Başarılı belediye başkanları, halkla bütünleşerek, güler yüzle hizmet verirler. Halkı küçümsemezler, onlara küfür ve hakaret etmezler, konuşmalarında, halka, “Benim gibi, sizin gibi hayvanlar, hıyarlar!” demezler.
Başarılı belediye başkanları, yönettikleri kentte kültür ve sanatı yüceltirler. Yönettikleri kent için harcadıkları paranın, halkın parası olduğunu hiç unutmazlar. Sahillerine, halkın zaten deniz kıyısında gezindiği bir bölgeye, en az 500 bin lira harcayıp, halkın parasını denize gömerek, ucube “Aşk Köprüsü” yapmazlar, Cemal Öztaylan gibi…
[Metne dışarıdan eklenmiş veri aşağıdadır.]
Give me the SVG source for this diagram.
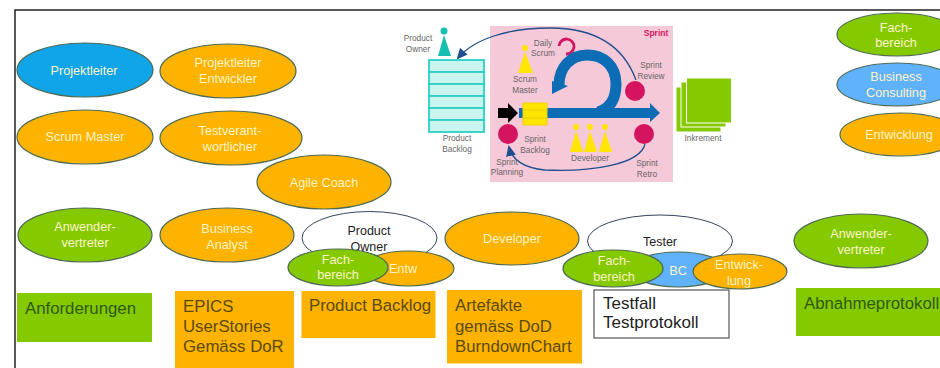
<svg xmlns="http://www.w3.org/2000/svg" width="940" height="368" viewBox="0 0 940 368">
<defs>
<marker id="ah" markerWidth="11" markerHeight="10" refX="9" refY="5" orient="auto" markerUnits="userSpaceOnUse"><path d="M0 0L11 5L0 10z" fill="#1f4e8c"/></marker>
</defs>
<style>
text{font-family:"Liberation Sans",Arial,sans-serif}
.e{stroke:#4d6a55;stroke-width:1.2}
.o{fill:#fdb300}.g{fill:#85c900}.b{fill:#0fa5e8}.l{fill:#5fb2fb}.w{fill:#fff;stroke:#33465c}
.t{font-size:12.700px;fill:#fff3c8;text-anchor:middle}
.k{font-size:12.500px;fill:#222;text-anchor:middle}
.r{font-size:16.800px;fill:#5a4a10}
.d{font-size:16.800px;fill:#2f5a10}
.s{font-size:8.300px;fill:#666;text-anchor:middle}
.bl{fill:#0c6cb4}.pk{fill:#d4145f}.yl{fill:#ffe600}.te{fill:#15c0b0}
.bar{fill:#c9f5ee;stroke:#2cd0c4;stroke-width:1.800}
</style>
<path d="M15 368V10H940" fill="none" stroke="#222" stroke-width="1.500"/>

<g id="projektleiter"><ellipse class="e b" cx="85" cy="70" rx="68" ry="27"/><text class="t" x="84" y="75">Projektleiter</text></g>
<g id="projektleiter-entwickler"><ellipse class="e o" cx="228" cy="71" rx="68" ry="27"/><text class="t" x="228" y="67">Projektleiter</text><text class="t" x="228" y="83">Entwickler</text></g>
<g id="scrum-master"><ellipse class="e o" cx="85" cy="137" rx="68" ry="27"/><text class="t" x="85" y="141">Scrum Master</text></g>
<g id="testverantwortlicher"><ellipse class="e o" cx="231" cy="138" rx="71" ry="27"/><text class="t" x="230" y="135">Testverant-</text><text class="t" x="230" y="151">wortlicher</text></g>
<g id="agile-coach"><ellipse class="e o" cx="324" cy="182" rx="67" ry="27"/><text class="t" x="324" y="187">Agile Coach</text></g>
<g id="anwendervertreter-1"><ellipse class="e g" cx="85" cy="235" rx="67" ry="27"/><text class="t" x="85" y="231">Anwender-</text><text class="t" x="85" y="247">vertreter</text></g>
<g id="business-analyst"><ellipse class="e o" cx="227" cy="235" rx="67" ry="27"/><text class="t" x="227" y="233">Business</text><text class="t" x="227" y="249">Analyst</text></g>

<g id="product-owner"><ellipse class="w" cx="369.500" cy="238" rx="67.500" ry="26.500"/><text class="k" x="369" y="235">Product</text><text class="k" x="369" y="251">Owner</text></g>
<g id="po-entw"><ellipse class="e o" cx="408" cy="268.500" rx="46" ry="17.500"/><text class="t" x="403" y="273">Entw</text></g>
<g id="po-fachbereich"><ellipse class="e g" cx="338" cy="267.500" rx="50" ry="18.500"/><text class="t" x="338" y="264">Fach-</text><text class="t" x="338" y="279">bereich</text></g>

<g id="developer"><ellipse class="e o" cx="512" cy="238.500" rx="67" ry="26.500"/><text class="t" x="512" y="243">Developer</text></g>

<g id="tester"><ellipse class="w" cx="660" cy="241" rx="72.500" ry="26"/><text class="k" x="660" y="246">Tester</text></g>
<g id="tester-bc"><ellipse class="e l" cx="678" cy="269.500" rx="48" ry="17.500"/><text class="t" x="678" y="275">BC</text></g>
<g id="tester-fachbereich"><ellipse class="e g" cx="613" cy="268.500" rx="50" ry="18.500"/><text class="t" x="614" y="265">Fach-</text><text class="t" x="614" y="281">bereich</text></g>
<g id="tester-entwicklung"><ellipse class="e o" cx="740" cy="271.500" rx="47" ry="17.500"/><text class="t" x="739" y="269">Entwick-</text><text class="t" x="739" y="285">lung</text></g>

<g id="fachbereich"><ellipse class="e g" cx="897" cy="34.500" rx="60" ry="21.500"/><text class="t" x="896" y="32">Fach-</text><text class="t" x="896" y="47">bereich</text></g>
<g id="business-consulting"><ellipse class="e l" cx="897" cy="84.500" rx="60" ry="21.500"/><text class="t" x="896" y="81">Business</text><text class="t" x="896" y="97">Consulting</text></g>
<g id="entwicklung"><ellipse class="e o" cx="900" cy="134.500" rx="60" ry="21.500"/><text class="t" x="899" y="139">Entwicklung</text></g>
<g id="anwendervertreter-2"><ellipse class="e g" cx="861" cy="241" rx="67" ry="27"/><text class="t" x="861" y="238">Anwender-</text><text class="t" x="861" y="254">vertreter</text></g>

<g id="anforderungen"><rect class="g" x="17" y="293" width="135" height="49"/><text class="d" x="25" y="314">Anforderungen</text></g>
<g id="epics"><rect class="o" x="175" y="291" width="119" height="77"/><text class="r" x="183" y="312">EPICS</text><text class="r" x="183" y="332">UserStories</text><text class="r" x="183" y="352">Gemäss DoR</text></g>
<g id="product-backlog-box"><rect class="o" x="301.500" y="291" width="134" height="47"/><text class="r" x="309" y="311">Product Backlog</text></g>
<g id="artefakte"><rect class="o" x="447" y="290" width="135" height="73.500"/><text class="r" x="455" y="311">Artefakte</text><text class="r" x="455" y="332">gemäss DoD</text><text class="r" x="455" y="352">BurndownChart</text></g>
<g id="testfall"><rect x="594" y="290" width="135" height="48" fill="#fff" stroke="#555" stroke-width="1.200"/><text x="603" y="309" font-size="17" fill="#222">Testfall</text><text x="603" y="328" font-size="17" fill="#222">Testprotokoll</text></g>
<g id="abnahmeprotokoll"><rect class="g" x="796" y="288" width="144" height="48"/><text class="d" x="804" y="309">Abnahmeprotokoll</text></g>

<g id="sprint-panel">
<rect x="490" y="26" width="183" height="156" fill="#f6c9d9"/>
<text x="656" y="36" font-size="8.500" font-weight="bold" fill="#d4145f" text-anchor="middle">Sprint</text>
</g>
<g id="product-owner-figure"><circle class="te" cx="444" cy="31" r="3.500"/><path class="te" d="M444 35L438 56H451z"/><text class="s" x="418" y="41">Product</text><text class="s" x="418" y="52">Owner</text></g>
<g id="product-backlog-stack">
<rect class="bar" x="429" y="60" width="55" height="12"/><rect class="bar" x="429" y="72" width="55" height="12"/><rect class="bar" x="429" y="84" width="55" height="12"/><rect class="bar" x="429" y="96" width="55" height="12"/><rect class="bar" x="429" y="108" width="55" height="12"/><rect class="bar" x="429" y="120" width="55" height="12"/>
<text class="s" x="457" y="141">Product</text><text class="s" x="457" y="152">Backlog</text>
</g>
<g id="scrum-master-figure"><circle class="yl" cx="525" cy="48" r="3"/><path class="yl" d="M525 52L518 73H533z"/><text class="s" x="525" y="82">Scrum</text><text class="s" x="525" y="93">Master</text></g>
<g id="daily-scrum"><text class="s" x="543" y="46">Daily</text><text class="s" x="543" y="56">Scrum</text><path d="M559 46A7.500 7.500 0 1 1 566 54" fill="none" stroke="#d4145f" stroke-width="2.800"/></g>
<g id="sprint-flow">
<path d="M598 112C612 108 616 96 616 84C616 66 604 55 587 55C570 55 559 68 559 85" fill="none" stroke="#0c6cb4" stroke-width="11"/>
<path class="bl" d="M552 81L568 86L552 94z"/>
<path class="bl" d="M547 108H650V103L660 113L650 122V118H547z"/>
<path d="M498 108H508V103L518 113L508 123V118H498z" fill="#000"/>
<rect x="519" y="108" width="4" height="10" fill="#0c6cb4"/>
<rect x="523" y="103" width="24" height="7" class="yl" stroke="#f2d000"/><rect x="523" y="110" width="24" height="8" class="yl" stroke="#f2d000"/><rect x="523" y="118" width="24" height="7" class="yl" stroke="#f2d000"/>
</g>
<g id="sprint-ceremonies">
<path d="M636 80C622 42 590 28 550 28C510 28 475 38 458 58" fill="none" stroke="#1f4e8c" stroke-width="1.300" marker-end="url(#ah)"/>
<path d="M645 144C640 165 590 172 545 170C525 168 512 160 509 147" fill="none" stroke="#1f4e8c" stroke-width="1.300" marker-end="url(#ah)"/>
<circle class="pk" cx="508" cy="134" r="10"/><circle class="pk" cx="635" cy="91" r="10"/><circle class="pk" cx="644" cy="134" r="10"/>
<text class="s" x="651" y="68">Sprint</text><text class="s" x="651" y="79">Review</text>
<text class="s" x="535" y="142">Sprint</text><text class="s" x="535" y="153">Backlog</text>
<text class="s" x="507" y="165">Sprint</text><text class="s" x="507" y="175">Planning</text>
<text class="s" x="647" y="166">Sprint</text><text class="s" x="647" y="177">Retro</text>
</g>
<g id="developer-figures">
<circle class="yl" cx="576" cy="127" r="3"/><path class="yl" d="M576 131L570 152H583z"/>
<circle class="yl" cx="590" cy="127" r="3"/><path class="yl" d="M590 131L584 152H597z"/>
<circle class="yl" cx="605" cy="127" r="3"/><path class="yl" d="M605 131L599 152H612z"/>
<text class="s" x="590" y="161">Developer</text>
</g>
<g id="inkrement">
<rect x="676" y="87" width="45" height="45" fill="#85c900" stroke="#fff" stroke-width="1"/>
<rect x="681" y="82" width="45" height="45" fill="#85c900" stroke="#fff" stroke-width="1"/>
<rect x="686.500" y="78" width="45" height="45" fill="#85c900" stroke="#fff" stroke-width="1"/>
<text class="s" x="703" y="141">Inkrement</text>
</g>
</svg>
Başarılı belediye başkanları, Eskişehir Büyükşehir Belediye Başkanı Prof. Dr. Yılmaz Büyükerşen gibi, kentinde yaşayanlarla bütünleşerek, çok sevilirler.
Ben, doğma büyüme Bandırmalıyım. Kentimi çok seviyorum. Ne zaman ki, bir gün bile ayrı kalsam, Bandırma'm, burnumda tüter.
Tabii ki, Bandırma'ya yılardır en küçük bir katkılarını göremediğim, sadece o koltuklarına siyaseten yapışan, ilerlemiş yaşlarına karşın hâlâ partilerine ağabeylik yapamayarak, yeniden koltuk hayali gören, “Şimdi de benim koltuğuma oğlum otursun” diye çaba harcayanları eleştirerek, “kral çıplak” diyeceğim. Bu benim gazeteci olarak hem hakkım hem de görev ve sorumluluğumdur.
İsteyen kızsın, isteyen bağırıp, duvara tırmansın!
Ben sadece Bandırma'mı düşünürüm. Gerisi vız gelir, tırıs gider. Gerisi hikâye!
Bu kentin artık aynaya hiç bakmadan, “bu göreve layık mıyım?” diye düşünmeden koltuklara balıklama atlayan, çapsız, birikimsiz yöneticilere değil, Bandırma için dertlenen, kaliteli isimlere ihtiyacı var.
Yetti artık! Düşün Bandırma'nın yakasından!